::: Supplied information :::
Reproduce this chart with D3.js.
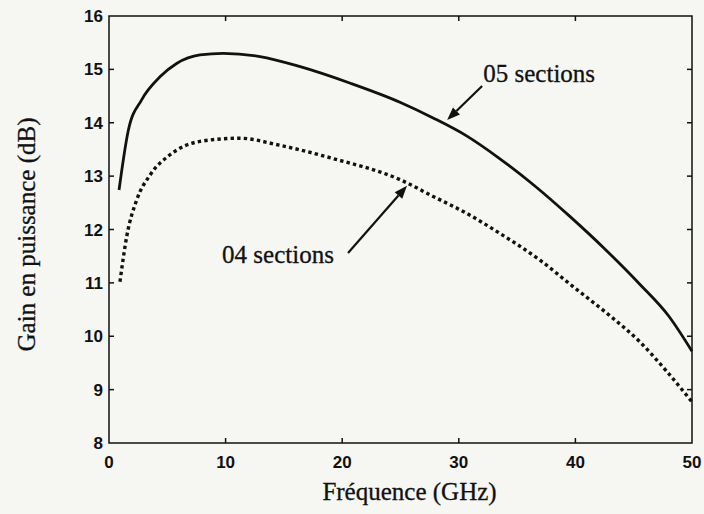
<!DOCTYPE html>
<html>
<head>
<meta charset="utf-8">
<script src="https://cdn.jsdelivr.net/npm/d3@7"></script>
<style>
  body { margin: 0; background: #f6f6f3; }
  svg { display: block; }
  .tick-label { font-family: "Liberation Sans", Arial, sans-serif; font-weight: bold; font-size: 17px; fill: #111; }
  .serif { font-family: "Liberation Serif", "Times New Roman", serif; font-size: 25px; fill: #111; stroke: #111; stroke-width: 0.3; }
</style>
</head>
<body>
<div id="chart"></div>
<script>
// 05 sections (solid)
const freq05 = [0.86, 1.66, 2.8, 4.37, 5.8, 7.8, 9.8, 12.95, 16.4, 20.7, 25.0, 27.8, 30.7, 33.5, 36.5, 39.5, 42.5, 45.5, 48.0, 50];
const gain05 = [12.74, 13.86, 14.43, 14.86, 15.11, 15.27, 15.30, 15.24, 15.05, 14.74, 14.38, 14.09, 13.75, 13.33, 12.82, 12.25, 11.64, 10.98, 10.38, 9.72];

// 04 sections (dotted)
const freq04 = [0.94, 1.52, 2.37, 3.52, 5.23, 7.8, 11.2, 14.6, 19.2, 25.0, 27.8, 30.7, 33.5, 37.0, 39.8, 42.7, 45.5, 47.8, 50];
const gain04 = [11.02, 11.87, 12.55, 13.02, 13.40, 13.65, 13.71, 13.58, 13.33, 12.93, 12.62, 12.30, 11.93, 11.42, 10.93, 10.43, 9.90, 9.35, 8.77];

const xTicks = [0, 10, 20, 30, 40, 50];
const yTicks = [8, 9, 10, 11, 12, 13, 14, 15, 16];

const labels = [
  { text: "05 sections", f: 32.1, g: 14.76 },
  { text: "04 sections", f: 9.7, g: 11.37 }
];
const arrows = [
  { f1: 32.0, g1: 14.69, f2: 29.0, g2: 14.05 },
  { f1: 20.5, g1: 11.56, f2: 25.56, g2: 12.82 }
];

const W = 704, H = 514;
const margin = { top: 16, right: 12, bottom: 71, left: 109 };

const x = d3.scaleLinear().domain([0, 50]).range([margin.left, W - margin.right]);
const y = d3.scaleLinear().domain([8, 16]).range([H - margin.bottom, margin.top]);

const svg = d3.select("#chart").append("svg").attr("width", W).attr("height", H);

// frame
svg.append("rect")
  .attr("x", x(0)).attr("y", y(16))
  .attr("width", x(50) - x(0)).attr("height", y(8) - y(16))
  .attr("fill", "none").attr("stroke", "#111").attr("stroke-width", 1.5);

// inward ticks on all four sides
const tl = 5;
xTicks.slice(1, -1).forEach((t) => {
  svg.append("line").attr("x1", x(t)).attr("x2", x(t)).attr("y1", y(8)).attr("y2", y(8) - tl).attr("stroke", "#111").attr("stroke-width", 1.5);
  svg.append("line").attr("x1", x(t)).attr("x2", x(t)).attr("y1", y(16)).attr("y2", y(16) + tl).attr("stroke", "#111").attr("stroke-width", 1.5);
});
yTicks.slice(1, -1).forEach((t) => {
  svg.append("line").attr("x1", x(0)).attr("x2", x(0) + tl).attr("y1", y(t)).attr("y2", y(t)).attr("stroke", "#111").attr("stroke-width", 1.5);
  svg.append("line").attr("x1", x(50)).attr("x2", x(50) - tl).attr("y1", y(t)).attr("y2", y(t)).attr("stroke", "#111").attr("stroke-width", 1.5);
});

// tick labels
svg.selectAll(".xl").data(xTicks).enter().append("text")
  .attr("class", "tick-label")
  .attr("x", (d) => x(d)).attr("y", y(8) + 25)
  .attr("text-anchor", "middle")
  .text((d) => d);

svg.selectAll(".yl").data(yTicks).enter().append("text")
  .attr("class", "tick-label")
  .attr("x", x(0) - 6).attr("y", (d) => y(d) + 6)
  .attr("text-anchor", "end")
  .text((d) => d);

// axis titles
svg.append("text").attr("class", "serif")
  .attr("x", (x(0) + x(50)) / 2 + 9).attr("y", H - 14)
  .attr("text-anchor", "middle")
  .text("Fréquence (GHz)");

svg.append("text").attr("class", "serif")
  .attr("transform", "translate(35," + (y(12) + 5) + ") rotate(-90)")
  .attr("text-anchor", "middle")
  .text("Gain en puissance (dB)");

// curves
const line = d3.line().x((d) => x(d[0])).y((d) => y(d[1])).curve(d3.curveMonotoneX);

svg.append("path")
  .datum(d3.zip(freq05, gain05))
  .attr("d", line)
  .attr("fill", "none").attr("stroke", "#111").attr("stroke-width", 2.8);

svg.append("path")
  .datum(d3.zip(freq04, gain04))
  .attr("d", line)
  .attr("fill", "none").attr("stroke", "#111").attr("stroke-width", 3.4)
  .attr("stroke-dasharray", "3.4,3.2");

// annotations
labels.forEach((l) => {
  svg.append("text").attr("class", "serif")
    .attr("x", x(l.f)).attr("y", y(l.g))
    .text(l.text);
});

arrows.forEach((a) => {
  const x1 = x(a.f1), y1 = y(a.g1), x2 = x(a.f2), y2 = y(a.g2);
  const ang = Math.atan2(y2 - y1, x2 - x1);
  const len = 13, half = 5;
  const bx = x2 - len * Math.cos(ang), by = y2 - len * Math.sin(ang);
  svg.append("line")
    .attr("x1", x1).attr("y1", y1).attr("x2", bx).attr("y2", by)
    .attr("stroke", "#111").attr("stroke-width", 2.2);
  const pts = [
    [x2, y2],
    [bx + half * Math.sin(ang), by - half * Math.cos(ang)],
    [bx - half * Math.sin(ang), by + half * Math.cos(ang)]
  ];
  svg.append("polygon")
    .attr("points", pts.map((p) => p.join(",")).join(" "))
    .attr("fill", "#111");
});
</script>
</body>
</html>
:::
▶ Task prompt:
Transcribe the whole listing exactly. Pictures stay out of your copy.

▶ Written reply:
Reproduce this chart with D3.js.
<!DOCTYPE html>
<html>
<head>
<meta charset="utf-8">
<script src="https://cdn.jsdelivr.net/npm/d3@7"></script>
<style>
  body { margin: 0; background: #f6f6f3; }
  svg { display: block; }
  .tick-label { font-family: "Liberation Sans", Arial, sans-serif; font-weight: bold; font-size: 17px; fill: #111; }
  .serif { font-family: "Liberation Serif", "Times New Roman", serif; font-size: 25px; fill: #111; stroke: #111; stroke-width: 0.3; }
</style>
</head>
<body>
<div id="chart"></div>
<script>
// 05 sections (solid)
const freq05 = [0.86, 1.66, 2.8, 4.37, 5.8, 7.8, 9.8, 12.95, 16.4, 20.7, 25.0, 27.8, 30.7, 33.5, 36.5, 39.5, 42.5, 45.5, 48.0, 50];
const gain05 = [12.74, 13.86, 14.43, 14.86, 15.11, 15.27, 15.30, 15.24, 15.05, 14.74, 14.38, 14.09, 13.75, 13.33, 12.82, 12.25, 11.64, 10.98, 10.38, 9.72];

// 04 sections (dotted)
const freq04 = [0.94, 1.52, 2.37, 3.52, 5.23, 7.8, 11.2, 14.6, 19.2, 25.0, 27.8, 30.7, 33.5, 37.0, 39.8, 42.7, 45.5, 47.8, 50];
const gain04 = [11.02, 11.87, 12.55, 13.02, 13.40, 13.65, 13.71, 13.58, 13.33, 12.93, 12.62, 12.30, 11.93, 11.42, 10.93, 10.43, 9.90, 9.35, 8.77];

const xTicks = [0, 10, 20, 30, 40, 50];
const yTicks = [8, 9, 10, 11, 12, 13, 14, 15, 16];

const labels = [
  { text: "05 sections", f: 32.1, g: 14.76 },
  { text: "04 sections", f: 9.7, g: 11.37 }
];
const arrows = [
  { f1: 32.0, g1: 14.69, f2: 29.0, g2: 14.05 },
  { f1: 20.5, g1: 11.56, f2: 25.56, g2: 12.82 }
];

const W = 704, H = 514;
const margin = { top: 16, right: 12, bottom: 71, left: 109 };

const x = d3.scaleLinear().domain([0, 50]).range([margin.left, W - margin.right]);
const y = d3.scaleLinear().domain([8, 16]).range([H - margin.bottom, margin.top]);

const svg = d3.select("#chart").append("svg").attr("width", W).attr("height", H);

// frame
svg.append("rect")
  .attr("x", x(0)).attr("y", y(16))
  .attr("width", x(50) - x(0)).attr("height", y(8) - y(16))
  .attr("fill", "none").attr("stroke", "#111").attr("stroke-width", 1.5);

// inward ticks on all four sides
const tl = 5;
xTicks.slice(1, -1).forEach((t) => {
  svg.append("line").attr("x1", x(t)).attr("x2", x(t)).attr("y1", y(8)).attr("y2", y(8) - tl).attr("stroke", "#111").attr("stroke-width", 1.5);
  svg.append("line").attr("x1", x(t)).attr("x2", x(t)).attr("y1", y(16)).attr("y2", y(16) + tl).attr("stroke", "#111").attr("stroke-width", 1.5);
});
yTicks.slice(1, -1).forEach((t) => {
  svg.append("line").attr("x1", x(0)).attr("x2", x(0) + tl).attr("y1", y(t)).attr("y2", y(t)).attr("stroke", "#111").attr("stroke-width", 1.5);
  svg.append("line").attr("x1", x(50)).attr("x2", x(50) - tl).attr("y1", y(t)).attr("y2", y(t)).attr("stroke", "#111").attr("stroke-width", 1.5);
});

// tick labels
svg.selectAll(".xl").data(xTicks).enter().append("text")
  .attr("class", "tick-label")
  .attr("x", (d) => x(d)).attr("y", y(8) + 25)
  .attr("text-anchor", "middle")
  .text((d) => d);

svg.selectAll(".yl").data(yTicks).enter().append("text")
  .attr("class", "tick-label")
  .attr("x", x(0) - 6).attr("y", (d) => y(d) + 6)
  .attr("text-anchor", "end")
  .text((d) => d);

// axis titles
svg.append("text").attr("class", "serif")
  .attr("x", (x(0) + x(50)) / 2 + 9).attr("y", H - 14)
  .attr("text-anchor", "middle")
  .text("Fréquence (GHz)");

svg.append("text").attr("class", "serif")
  .attr("transform", "translate(35," + (y(12) + 5) + ") rotate(-90)")
  .attr("text-anchor", "middle")
  .text("Gain en puissance (dB)");

// curves
const line = d3.line().x((d) => x(d[0])).y((d) => y(d[1])).curve(d3.curveMonotoneX);

svg.append("path")
  .datum(d3.zip(freq05, gain05))
  .attr("d", line)
  .attr("fill", "none").attr("stroke", "#111").attr("stroke-width", 2.8);

svg.append("path")
  .datum(d3.zip(freq04, gain04))
  .attr("d", line)
  .attr("fill", "none").attr("stroke", "#111").attr("stroke-width", 3.4)
  .attr("stroke-dasharray", "3.4,3.2");

// annotations
labels.forEach((l) => {
  svg.append("text").attr("class", "serif")
    .attr("x", x(l.f)).attr("y", y(l.g))
    .text(l.text);
});

arrows.forEach((a) => {
  const x1 = x(a.f1), y1 = y(a.g1), x2 = x(a.f2), y2 = y(a.g2);
  const ang = Math.atan2(y2 - y1, x2 - x1);
  const len = 13, half = 5;
  const bx = x2 - len * Math.cos(ang), by = y2 - len * Math.sin(ang);
  svg.append("line")
    .attr("x1", x1).attr("y1", y1).attr("x2", bx).attr("y2", by)
    .attr("stroke", "#111").attr("stroke-width", 2.2);
  const pts = [
    [x2, y2],
    [bx + half * Math.sin(ang), by - half * Math.cos(ang)],
    [bx - half * Math.sin(ang), by + half * Math.cos(ang)]
  ];
  svg.append("polygon")
    .attr("points", pts.map((p) => p.join(",")).join(" "))
    .attr("fill", "#111");
});
</script>
</body>
</html>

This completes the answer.